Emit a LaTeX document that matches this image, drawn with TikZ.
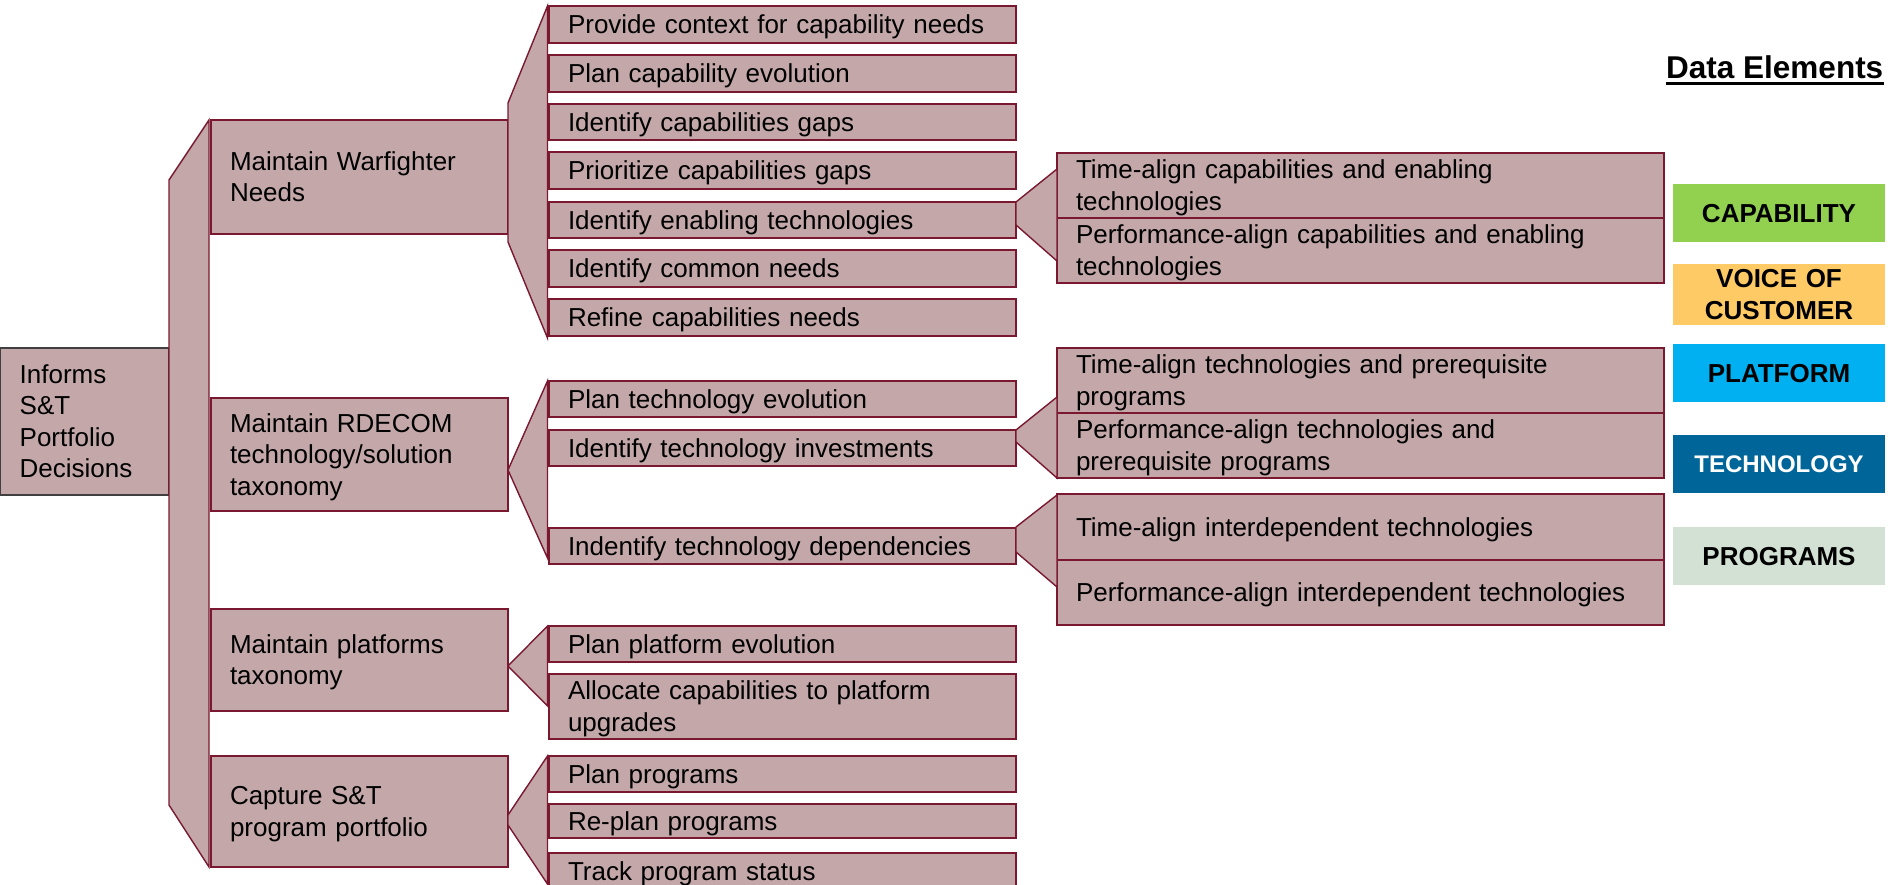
\documentclass[tikz,border=0pt]{standalone}
\usepackage{fontspec}
\setmainfont{Liberation Sans}
\usetikzlibrary{calc}

\definecolor{boxfill}{RGB}{196,168,169}
\definecolor{boxline}{RGB}{122,24,48}
\definecolor{rootline}{RGB}{64,64,64}
\definecolor{capgreen}{RGB}{146,208,80}
\definecolor{vocgold}{RGB}{254,202,102}
\definecolor{platblue}{RGB}{0,176,240}
\definecolor{techblue}{RGB}{0,102,153}
\definecolor{proggray}{RGB}{211,225,213}

\tikzset{
  boxbase/.style={rectangle, anchor=north west, inner ysep=0pt, outer sep=0pt,
    execute at begin node={\rule{0pt}{0.905em}},
    execute at end node={\rule[-0.212em]{0pt}{0.212em}}},
  item/.style={boxbase, draw=boxline, fill=boxfill, line width=1.6pt,
    inner xsep=19pt, align=left, font=\fontsize{26}{31.5}\selectfont},
  rootbox/.style={item, draw=rootline, line width=1.4pt},
  brk/.style={draw=boxline, fill=boxfill, line width=1.4pt, line join=miter},
  legend/.style={boxbase, inner xsep=0pt, align=center,
    font=\fontsize{26}{31.5}\selectfont\bfseries},
}

% left, top, right, bottom given in pixel units (y grows downwards)
\newcommand\itembox[7]{%
  \pgfmathsetmacro\bxw{#5-#3}\pgfmathsetmacro\bxh{#6-#4}\pgfmathsetmacro\bxt{#5-#3-38}%
  \node[#1, minimum width=\bxw pt, minimum height=\bxh pt, text width=\bxt pt] (#2) at (#3,#4) {#7};}
\newcommand\legendbox[7]{%
  \pgfmathsetmacro\bxw{#5-#3}\pgfmathsetmacro\bxh{#6-#4}%
  \node[legend, #1, minimum width=\bxw pt, minimum height=\bxh pt, text width=\bxw pt] (#2) at (#3,#4) {#7};}

\begin{document}
\begin{tikzpicture}[x=1pt,y=-1pt]
\clip (0,0) rectangle (1890,885);

% ---- tree nodes ----
\itembox{rootbox}{root}{0.7}{348}{169}{495}{Informs\\S\&T\\Portfolio\\Decisions}

\itembox{item}{wf}{211}{120}{508}{234}{Maintain Warfighter\\Needs}
\itembox{item}{rd}{211}{398}{508}{511}{Maintain RDECOM\\technology/solution\\taxonomy}
\itembox{item}{pf}{211}{609}{508}{711}{Maintain platforms\\taxonomy}
\itembox{item}{cp}{211}{756}{508}{867}{Capture S\&T\\program portfolio}

\itembox{item}{a1}{549}{6}{1016}{43}{Provide context for capability needs}
\itembox{item}{a2}{549}{55}{1016}{92}{Plan capability evolution}
\itembox{item}{a3}{549}{104}{1016}{140}{Identify capabilities gaps}
\itembox{item}{a4}{549}{152}{1016}{189}{Prioritize capabilities gaps}
\itembox{item}{a5}{549}{202}{1016}{238}{Identify enabling technologies}
\itembox{item}{a6}{549}{250}{1016}{287}{Identify common needs}
\itembox{item}{a7}{549}{299}{1016}{336}{Refine capabilities needs}

\itembox{item}{b1}{549}{381}{1016}{417}{Plan technology evolution}
\itembox{item}{b2}{549}{430}{1016}{466}{Identify technology investments}
\itembox{item}{b3}{549}{528}{1016}{564}{Indentify technology dependencies}

\itembox{item}{c1}{549}{626}{1016}{662}{Plan platform evolution}
\itembox{item}{c2}{549}{674}{1016}{739}{Allocate capabilities to platform\\upgrades}

\itembox{item}{d1}{549}{756}{1016}{792}{Plan programs}
\itembox{item}{d2}{549}{804}{1016}{838}{Re-plan programs}
\itembox{item}{d3}{549}{853}{1016}{890}{Track program status}

\itembox{item}{e1}{1057}{153}{1664}{218}{Time-align capabilities and enabling\\technologies}
\itembox{item}{e2}{1057}{218}{1664}{283}{Performance-align capabilities and enabling\\technologies}
\itembox{item}{f1}{1057}{348}{1664}{413}{Time-align technologies and prerequisite\\programs}
\itembox{item}{f2}{1057}{413}{1664}{478}{Performance-align technologies and\\prerequisite programs}
\itembox{item}{g1}{1057}{494}{1664}{560}{Time-align interdependent technologies}
\itembox{item}{g2}{1057}{560}{1664}{625}{Performance-align interdependent technologies}

% ---- brackets joining each parent to its children ----
\filldraw[brk] (root.east |- 0,180) -- ($(wf.west |- 0,120)+(-2,0)$)
  -- ($(cp.west |- 0,867)+(-2,0)$) -- (root.east |- 0,805) -- cycle;
\filldraw[brk] (wf.east |- 0,103) -- ($(a1.west |- 0,6)+(-1.5,0)$)
  -- ($(a7.west |- 0,338)+(-1.5,0)$) -- (wf.east |- 0,242) -- cycle;
\filldraw[brk] (rd.east |- 0,470) -- ($(b1.west |- 0,381)+(-1.5,0)$)
  -- ($(b3.west |- 0,558)+(-1.5,0)$) -- cycle;
\filldraw[brk] (pf.east |- 0,666) -- ($(c1.west |- 0,626)+(-1.5,0)$)
  -- ($(c2.west |- 0,706)+(-1.5,0)$) -- cycle;
\filldraw[brk] (cp.east |- 0,815) -- ($(d1.west |- 0,756)+(-1.5,0)$)
  -- ($(d3.west |- 0,884)+(-1.5,0)$) -- (cp.east |- 0,825) -- cycle;
\filldraw[brk] (a5.east |- 0,202) -- (e1.west |- 0,169)
  -- (e2.west |- 0,261) -- (a5.east |- 0,225) -- cycle;
\filldraw[brk] (b2.east |- 0,430) -- (f1.west |- 0,397)
  -- (f2.west |- 0,478) -- (b2.east |- 0,442) -- cycle;
\filldraw[brk] (b3.east |- 0,527) -- (g1.west |- 0,495)
  -- (g2.west |- 0,587) -- (b3.east |- 0,552) -- cycle;

% ---- legend ----
\node[anchor=base west, inner sep=0pt, font=\fontsize{31.5}{36}\selectfont\bfseries]
  (title) at (1666,79) {Data Elements};
\draw[line width=3pt] ($(title.base west)+(0,5)$) -- ($(title.base east)+(0,5)$);

\legendbox{fill=capgreen}{cap}{1673}{184}{1885}{242}{CAPABILITY}
\legendbox{fill=vocgold}{voc}{1673}{264}{1885}{322}{VOICE OF\\CUSTOMER}
\legendbox{fill=platblue}{plat}{1673}{344}{1885}{402}{PLATFORM}
\legendbox{fill=techblue, text=white, font=\fontsize{24}{29}\selectfont\bfseries}{tech}{1673}{435}{1885}{493}{TECHNOLOGY}
\legendbox{fill=proggray}{prog}{1673}{527}{1885}{585}{PROGRAMS}
\end{tikzpicture}
\end{document}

## Requirement
Restate the entire listing word for word, excluding pictures.

## Result below
Emit a LaTeX document that matches this image, drawn with TikZ.
\documentclass[tikz,border=0pt]{standalone}
\usepackage{fontspec}
\setmainfont{Liberation Sans}
\usetikzlibrary{calc}

\definecolor{boxfill}{RGB}{196,168,169}
\definecolor{boxline}{RGB}{122,24,48}
\definecolor{rootline}{RGB}{64,64,64}
\definecolor{capgreen}{RGB}{146,208,80}
\definecolor{vocgold}{RGB}{254,202,102}
\definecolor{platblue}{RGB}{0,176,240}
\definecolor{techblue}{RGB}{0,102,153}
\definecolor{proggray}{RGB}{211,225,213}

\tikzset{
  boxbase/.style={rectangle, anchor=north west, inner ysep=0pt, outer sep=0pt,
    execute at begin node={\rule{0pt}{0.905em}},
    execute at end node={\rule[-0.212em]{0pt}{0.212em}}},
  item/.style={boxbase, draw=boxline, fill=boxfill, line width=1.6pt,
    inner xsep=19pt, align=left, font=\fontsize{26}{31.5}\selectfont},
  rootbox/.style={item, draw=rootline, line width=1.4pt},
  brk/.style={draw=boxline, fill=boxfill, line width=1.4pt, line join=miter},
  legend/.style={boxbase, inner xsep=0pt, align=center,
    font=\fontsize{26}{31.5}\selectfont\bfseries},
}

% left, top, right, bottom given in pixel units (y grows downwards)
\newcommand\itembox[7]{%
  \pgfmathsetmacro\bxw{#5-#3}\pgfmathsetmacro\bxh{#6-#4}\pgfmathsetmacro\bxt{#5-#3-38}%
  \node[#1, minimum width=\bxw pt, minimum height=\bxh pt, text width=\bxt pt] (#2) at (#3,#4) {#7};}
\newcommand\legendbox[7]{%
  \pgfmathsetmacro\bxw{#5-#3}\pgfmathsetmacro\bxh{#6-#4}%
  \node[legend, #1, minimum width=\bxw pt, minimum height=\bxh pt, text width=\bxw pt] (#2) at (#3,#4) {#7};}

\begin{document}
\begin{tikzpicture}[x=1pt,y=-1pt]
\clip (0,0) rectangle (1890,885);

% ---- tree nodes ----
\itembox{rootbox}{root}{0.7}{348}{169}{495}{Informs\\S\&T\\Portfolio\\Decisions}

\itembox{item}{wf}{211}{120}{508}{234}{Maintain Warfighter\\Needs}
\itembox{item}{rd}{211}{398}{508}{511}{Maintain RDECOM\\technology/solution\\taxonomy}
\itembox{item}{pf}{211}{609}{508}{711}{Maintain platforms\\taxonomy}
\itembox{item}{cp}{211}{756}{508}{867}{Capture S\&T\\program portfolio}

\itembox{item}{a1}{549}{6}{1016}{43}{Provide context for capability needs}
\itembox{item}{a2}{549}{55}{1016}{92}{Plan capability evolution}
\itembox{item}{a3}{549}{104}{1016}{140}{Identify capabilities gaps}
\itembox{item}{a4}{549}{152}{1016}{189}{Prioritize capabilities gaps}
\itembox{item}{a5}{549}{202}{1016}{238}{Identify enabling technologies}
\itembox{item}{a6}{549}{250}{1016}{287}{Identify common needs}
\itembox{item}{a7}{549}{299}{1016}{336}{Refine capabilities needs}

\itembox{item}{b1}{549}{381}{1016}{417}{Plan technology evolution}
\itembox{item}{b2}{549}{430}{1016}{466}{Identify technology investments}
\itembox{item}{b3}{549}{528}{1016}{564}{Indentify technology dependencies}

\itembox{item}{c1}{549}{626}{1016}{662}{Plan platform evolution}
\itembox{item}{c2}{549}{674}{1016}{739}{Allocate capabilities to platform\\upgrades}

\itembox{item}{d1}{549}{756}{1016}{792}{Plan programs}
\itembox{item}{d2}{549}{804}{1016}{838}{Re-plan programs}
\itembox{item}{d3}{549}{853}{1016}{890}{Track program status}

\itembox{item}{e1}{1057}{153}{1664}{218}{Time-align capabilities and enabling\\technologies}
\itembox{item}{e2}{1057}{218}{1664}{283}{Performance-align capabilities and enabling\\technologies}
\itembox{item}{f1}{1057}{348}{1664}{413}{Time-align technologies and prerequisite\\programs}
\itembox{item}{f2}{1057}{413}{1664}{478}{Performance-align technologies and\\prerequisite programs}
\itembox{item}{g1}{1057}{494}{1664}{560}{Time-align interdependent technologies}
\itembox{item}{g2}{1057}{560}{1664}{625}{Performance-align interdependent technologies}

% ---- brackets joining each parent to its children ----
\filldraw[brk] (root.east |- 0,180) -- ($(wf.west |- 0,120)+(-2,0)$)
  -- ($(cp.west |- 0,867)+(-2,0)$) -- (root.east |- 0,805) -- cycle;
\filldraw[brk] (wf.east |- 0,103) -- ($(a1.west |- 0,6)+(-1.5,0)$)
  -- ($(a7.west |- 0,338)+(-1.5,0)$) -- (wf.east |- 0,242) -- cycle;
\filldraw[brk] (rd.east |- 0,470) -- ($(b1.west |- 0,381)+(-1.5,0)$)
  -- ($(b3.west |- 0,558)+(-1.5,0)$) -- cycle;
\filldraw[brk] (pf.east |- 0,666) -- ($(c1.west |- 0,626)+(-1.5,0)$)
  -- ($(c2.west |- 0,706)+(-1.5,0)$) -- cycle;
\filldraw[brk] (cp.east |- 0,815) -- ($(d1.west |- 0,756)+(-1.5,0)$)
  -- ($(d3.west |- 0,884)+(-1.5,0)$) -- (cp.east |- 0,825) -- cycle;
\filldraw[brk] (a5.east |- 0,202) -- (e1.west |- 0,169)
  -- (e2.west |- 0,261) -- (a5.east |- 0,225) -- cycle;
\filldraw[brk] (b2.east |- 0,430) -- (f1.west |- 0,397)
  -- (f2.west |- 0,478) -- (b2.east |- 0,442) -- cycle;
\filldraw[brk] (b3.east |- 0,527) -- (g1.west |- 0,495)
  -- (g2.west |- 0,587) -- (b3.east |- 0,552) -- cycle;

% ---- legend ----
\node[anchor=base west, inner sep=0pt, font=\fontsize{31.5}{36}\selectfont\bfseries]
  (title) at (1666,79) {Data Elements};
\draw[line width=3pt] ($(title.base west)+(0,5)$) -- ($(title.base east)+(0,5)$);

\legendbox{fill=capgreen}{cap}{1673}{184}{1885}{242}{CAPABILITY}
\legendbox{fill=vocgold}{voc}{1673}{264}{1885}{322}{VOICE OF\\CUSTOMER}
\legendbox{fill=platblue}{plat}{1673}{344}{1885}{402}{PLATFORM}
\legendbox{fill=techblue, text=white, font=\fontsize{24}{29}\selectfont\bfseries}{tech}{1673}{435}{1885}{493}{TECHNOLOGY}
\legendbox{fill=proggray}{prog}{1673}{527}{1885}{585}{PROGRAMS}
\end{tikzpicture}
\end{document}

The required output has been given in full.